## Set exercise
In the listing below, locate the line with "What Plotly code" and the line with "return (H - MB - yp) / PH", then output both and everything between them exactly, minus any pictures.

⁂

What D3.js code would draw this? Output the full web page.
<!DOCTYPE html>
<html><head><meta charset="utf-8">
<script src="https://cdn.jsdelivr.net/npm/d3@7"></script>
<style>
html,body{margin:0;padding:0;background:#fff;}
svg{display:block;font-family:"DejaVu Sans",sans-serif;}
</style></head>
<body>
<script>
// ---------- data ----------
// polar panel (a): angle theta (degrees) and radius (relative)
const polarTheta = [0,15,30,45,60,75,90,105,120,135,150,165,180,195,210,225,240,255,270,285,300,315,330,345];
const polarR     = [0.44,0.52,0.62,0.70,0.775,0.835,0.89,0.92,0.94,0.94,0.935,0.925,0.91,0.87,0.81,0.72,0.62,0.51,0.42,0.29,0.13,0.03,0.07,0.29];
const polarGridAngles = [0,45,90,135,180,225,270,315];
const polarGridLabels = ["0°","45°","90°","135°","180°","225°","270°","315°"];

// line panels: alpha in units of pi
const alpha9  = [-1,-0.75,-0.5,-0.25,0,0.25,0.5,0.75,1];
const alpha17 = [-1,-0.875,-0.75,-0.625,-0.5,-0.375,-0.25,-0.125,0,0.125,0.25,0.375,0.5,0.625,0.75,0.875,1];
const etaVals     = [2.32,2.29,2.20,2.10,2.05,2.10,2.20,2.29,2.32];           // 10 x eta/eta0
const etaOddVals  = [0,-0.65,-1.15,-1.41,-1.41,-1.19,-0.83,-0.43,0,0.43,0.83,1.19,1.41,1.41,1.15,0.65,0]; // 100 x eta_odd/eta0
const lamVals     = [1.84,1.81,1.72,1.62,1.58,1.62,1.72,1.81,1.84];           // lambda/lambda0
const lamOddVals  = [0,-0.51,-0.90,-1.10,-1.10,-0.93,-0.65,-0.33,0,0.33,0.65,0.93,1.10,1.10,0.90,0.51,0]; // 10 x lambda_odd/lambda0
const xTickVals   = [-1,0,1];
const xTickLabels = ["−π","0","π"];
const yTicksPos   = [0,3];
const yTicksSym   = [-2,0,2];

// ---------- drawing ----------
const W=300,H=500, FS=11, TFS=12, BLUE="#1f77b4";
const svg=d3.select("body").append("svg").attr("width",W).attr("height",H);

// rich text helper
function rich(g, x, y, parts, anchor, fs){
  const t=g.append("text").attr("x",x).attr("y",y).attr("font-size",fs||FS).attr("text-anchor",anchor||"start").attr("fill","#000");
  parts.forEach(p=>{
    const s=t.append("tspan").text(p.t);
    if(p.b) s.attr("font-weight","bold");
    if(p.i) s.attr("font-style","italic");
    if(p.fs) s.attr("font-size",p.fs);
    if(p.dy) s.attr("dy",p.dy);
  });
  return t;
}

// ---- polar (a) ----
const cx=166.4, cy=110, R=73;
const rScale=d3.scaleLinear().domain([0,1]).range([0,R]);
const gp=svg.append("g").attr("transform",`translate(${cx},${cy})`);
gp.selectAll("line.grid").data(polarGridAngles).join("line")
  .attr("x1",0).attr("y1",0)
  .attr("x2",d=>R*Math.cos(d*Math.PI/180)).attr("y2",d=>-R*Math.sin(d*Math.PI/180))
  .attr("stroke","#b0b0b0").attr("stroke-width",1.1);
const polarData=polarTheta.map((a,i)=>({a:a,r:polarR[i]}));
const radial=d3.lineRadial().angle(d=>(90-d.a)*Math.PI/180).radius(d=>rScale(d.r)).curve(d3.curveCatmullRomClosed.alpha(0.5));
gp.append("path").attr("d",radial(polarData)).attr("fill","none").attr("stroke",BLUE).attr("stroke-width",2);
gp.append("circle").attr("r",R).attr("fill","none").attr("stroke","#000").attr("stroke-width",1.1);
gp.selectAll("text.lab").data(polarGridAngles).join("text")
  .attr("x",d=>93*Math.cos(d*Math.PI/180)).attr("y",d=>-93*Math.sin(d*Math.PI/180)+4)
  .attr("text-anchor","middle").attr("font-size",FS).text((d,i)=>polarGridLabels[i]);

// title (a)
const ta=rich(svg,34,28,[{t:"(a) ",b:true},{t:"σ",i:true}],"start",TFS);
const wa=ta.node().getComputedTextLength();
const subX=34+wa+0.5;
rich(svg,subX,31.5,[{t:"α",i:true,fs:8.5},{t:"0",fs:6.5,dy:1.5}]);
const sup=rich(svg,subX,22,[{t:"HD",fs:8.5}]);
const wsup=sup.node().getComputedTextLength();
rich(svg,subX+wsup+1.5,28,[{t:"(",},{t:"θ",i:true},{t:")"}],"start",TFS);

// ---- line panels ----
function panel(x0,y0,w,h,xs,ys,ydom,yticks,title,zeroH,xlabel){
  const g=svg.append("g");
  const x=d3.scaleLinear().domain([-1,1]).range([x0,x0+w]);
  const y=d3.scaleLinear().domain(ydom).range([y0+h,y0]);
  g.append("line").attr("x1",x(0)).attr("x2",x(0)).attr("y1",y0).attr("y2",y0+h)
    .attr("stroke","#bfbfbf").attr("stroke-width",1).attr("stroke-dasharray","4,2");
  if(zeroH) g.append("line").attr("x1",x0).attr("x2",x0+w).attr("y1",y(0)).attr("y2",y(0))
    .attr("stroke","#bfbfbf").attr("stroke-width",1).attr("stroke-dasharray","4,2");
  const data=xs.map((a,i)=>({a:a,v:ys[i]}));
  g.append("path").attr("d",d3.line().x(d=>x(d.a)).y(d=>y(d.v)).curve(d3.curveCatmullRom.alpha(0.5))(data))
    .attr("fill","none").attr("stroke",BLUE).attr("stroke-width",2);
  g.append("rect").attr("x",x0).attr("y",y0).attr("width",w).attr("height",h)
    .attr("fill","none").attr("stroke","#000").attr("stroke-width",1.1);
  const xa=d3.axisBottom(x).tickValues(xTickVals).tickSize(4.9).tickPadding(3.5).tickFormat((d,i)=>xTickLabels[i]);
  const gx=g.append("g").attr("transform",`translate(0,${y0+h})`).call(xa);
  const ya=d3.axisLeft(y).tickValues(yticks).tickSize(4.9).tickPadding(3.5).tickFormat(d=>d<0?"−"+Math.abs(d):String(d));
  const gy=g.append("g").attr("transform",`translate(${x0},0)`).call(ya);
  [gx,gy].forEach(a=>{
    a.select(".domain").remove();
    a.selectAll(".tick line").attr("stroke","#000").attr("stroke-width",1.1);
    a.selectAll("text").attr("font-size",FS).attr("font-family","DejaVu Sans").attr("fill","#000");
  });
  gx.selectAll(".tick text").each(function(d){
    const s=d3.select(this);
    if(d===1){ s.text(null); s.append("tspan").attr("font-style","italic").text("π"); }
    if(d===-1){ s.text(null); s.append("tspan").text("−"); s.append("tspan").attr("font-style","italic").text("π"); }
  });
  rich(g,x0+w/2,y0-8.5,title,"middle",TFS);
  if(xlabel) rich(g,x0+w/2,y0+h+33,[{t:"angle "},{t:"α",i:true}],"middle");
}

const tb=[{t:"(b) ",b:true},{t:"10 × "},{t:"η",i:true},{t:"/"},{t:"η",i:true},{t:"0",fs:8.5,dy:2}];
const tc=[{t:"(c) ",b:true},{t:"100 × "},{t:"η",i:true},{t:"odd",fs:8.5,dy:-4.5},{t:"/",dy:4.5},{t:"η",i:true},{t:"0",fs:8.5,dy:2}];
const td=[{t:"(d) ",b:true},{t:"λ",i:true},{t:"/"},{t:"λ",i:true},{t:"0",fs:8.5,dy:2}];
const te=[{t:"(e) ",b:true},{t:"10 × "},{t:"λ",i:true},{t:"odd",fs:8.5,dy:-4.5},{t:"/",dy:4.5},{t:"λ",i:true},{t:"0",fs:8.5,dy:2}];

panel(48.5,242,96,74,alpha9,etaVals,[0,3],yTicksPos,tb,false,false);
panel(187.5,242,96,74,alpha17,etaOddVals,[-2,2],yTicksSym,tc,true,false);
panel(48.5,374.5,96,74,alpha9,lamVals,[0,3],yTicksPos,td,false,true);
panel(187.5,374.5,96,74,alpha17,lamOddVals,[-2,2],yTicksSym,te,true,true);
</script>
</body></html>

⁂

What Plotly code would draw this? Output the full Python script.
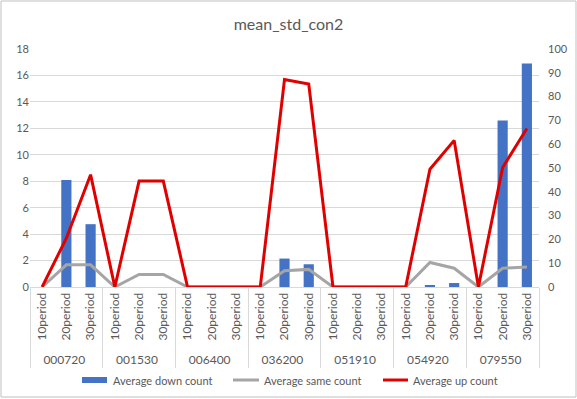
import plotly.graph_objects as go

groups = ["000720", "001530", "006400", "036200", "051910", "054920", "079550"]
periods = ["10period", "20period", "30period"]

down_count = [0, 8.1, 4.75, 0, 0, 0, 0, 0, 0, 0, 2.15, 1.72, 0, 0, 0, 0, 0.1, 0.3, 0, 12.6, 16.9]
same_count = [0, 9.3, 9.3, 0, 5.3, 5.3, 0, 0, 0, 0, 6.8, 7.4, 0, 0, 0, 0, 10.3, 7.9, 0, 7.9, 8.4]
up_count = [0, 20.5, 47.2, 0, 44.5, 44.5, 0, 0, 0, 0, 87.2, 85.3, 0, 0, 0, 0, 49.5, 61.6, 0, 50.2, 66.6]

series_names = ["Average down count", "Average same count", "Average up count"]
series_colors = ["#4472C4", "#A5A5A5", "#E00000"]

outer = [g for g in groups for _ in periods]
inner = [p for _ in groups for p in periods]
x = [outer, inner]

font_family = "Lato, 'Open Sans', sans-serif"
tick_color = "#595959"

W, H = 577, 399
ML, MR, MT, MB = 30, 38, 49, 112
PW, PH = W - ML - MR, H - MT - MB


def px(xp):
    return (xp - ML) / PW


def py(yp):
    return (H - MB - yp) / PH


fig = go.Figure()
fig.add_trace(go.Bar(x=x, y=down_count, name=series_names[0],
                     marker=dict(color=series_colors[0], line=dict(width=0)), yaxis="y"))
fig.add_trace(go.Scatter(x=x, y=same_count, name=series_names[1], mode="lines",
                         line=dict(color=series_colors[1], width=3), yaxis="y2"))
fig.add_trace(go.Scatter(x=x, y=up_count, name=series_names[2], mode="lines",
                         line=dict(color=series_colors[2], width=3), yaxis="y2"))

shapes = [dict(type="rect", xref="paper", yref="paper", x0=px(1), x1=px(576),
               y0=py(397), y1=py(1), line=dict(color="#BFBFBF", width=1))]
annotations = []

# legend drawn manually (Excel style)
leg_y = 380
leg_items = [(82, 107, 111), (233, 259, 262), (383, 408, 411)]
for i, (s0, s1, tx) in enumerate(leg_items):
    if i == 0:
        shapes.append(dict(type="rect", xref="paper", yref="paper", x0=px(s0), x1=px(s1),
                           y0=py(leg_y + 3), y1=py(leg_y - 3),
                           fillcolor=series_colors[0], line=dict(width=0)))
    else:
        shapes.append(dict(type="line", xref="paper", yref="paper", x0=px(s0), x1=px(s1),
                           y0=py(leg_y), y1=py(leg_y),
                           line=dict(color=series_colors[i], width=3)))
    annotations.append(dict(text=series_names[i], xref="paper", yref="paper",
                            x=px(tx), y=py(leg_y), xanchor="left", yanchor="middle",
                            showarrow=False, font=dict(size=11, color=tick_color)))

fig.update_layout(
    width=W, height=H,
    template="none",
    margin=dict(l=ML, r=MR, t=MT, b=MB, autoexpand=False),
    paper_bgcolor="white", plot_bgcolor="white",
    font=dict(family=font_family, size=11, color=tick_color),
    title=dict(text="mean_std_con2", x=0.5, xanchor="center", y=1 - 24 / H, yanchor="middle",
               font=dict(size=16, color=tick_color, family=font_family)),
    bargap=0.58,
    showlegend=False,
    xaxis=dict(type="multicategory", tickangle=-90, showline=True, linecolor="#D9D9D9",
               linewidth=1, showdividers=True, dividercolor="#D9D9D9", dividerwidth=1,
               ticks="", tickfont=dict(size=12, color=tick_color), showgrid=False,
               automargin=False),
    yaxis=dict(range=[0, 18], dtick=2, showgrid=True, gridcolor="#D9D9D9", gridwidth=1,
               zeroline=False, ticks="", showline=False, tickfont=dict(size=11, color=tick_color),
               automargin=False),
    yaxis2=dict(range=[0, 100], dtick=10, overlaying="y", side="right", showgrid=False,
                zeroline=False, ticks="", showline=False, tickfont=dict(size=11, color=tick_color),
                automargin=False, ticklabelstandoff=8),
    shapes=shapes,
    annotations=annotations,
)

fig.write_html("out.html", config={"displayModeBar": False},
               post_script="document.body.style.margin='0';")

⁂

## Completed task
What Plotly code would draw this? Output the full Python script.
import plotly.graph_objects as go

groups = ["000720", "001530", "006400", "036200", "051910", "054920", "079550"]
periods = ["10period", "20period", "30period"]

down_count = [0, 8.1, 4.75, 0, 0, 0, 0, 0, 0, 0, 2.15, 1.72, 0, 0, 0, 0, 0.1, 0.3, 0, 12.6, 16.9]
same_count = [0, 9.3, 9.3, 0, 5.3, 5.3, 0, 0, 0, 0, 6.8, 7.4, 0, 0, 0, 0, 10.3, 7.9, 0, 7.9, 8.4]
up_count = [0, 20.5, 47.2, 0, 44.5, 44.5, 0, 0, 0, 0, 87.2, 85.3, 0, 0, 0, 0, 49.5, 61.6, 0, 50.2, 66.6]

series_names = ["Average down count", "Average same count", "Average up count"]
series_colors = ["#4472C4", "#A5A5A5", "#E00000"]

outer = [g for g in groups for _ in periods]
inner = [p for _ in groups for p in periods]
x = [outer, inner]

font_family = "Lato, 'Open Sans', sans-serif"
tick_color = "#595959"

W, H = 577, 399
ML, MR, MT, MB = 30, 38, 49, 112
PW, PH = W - ML - MR, H - MT - MB


def px(xp):
    return (xp - ML) / PW


def py(yp):
    return (H - MB - yp) / PH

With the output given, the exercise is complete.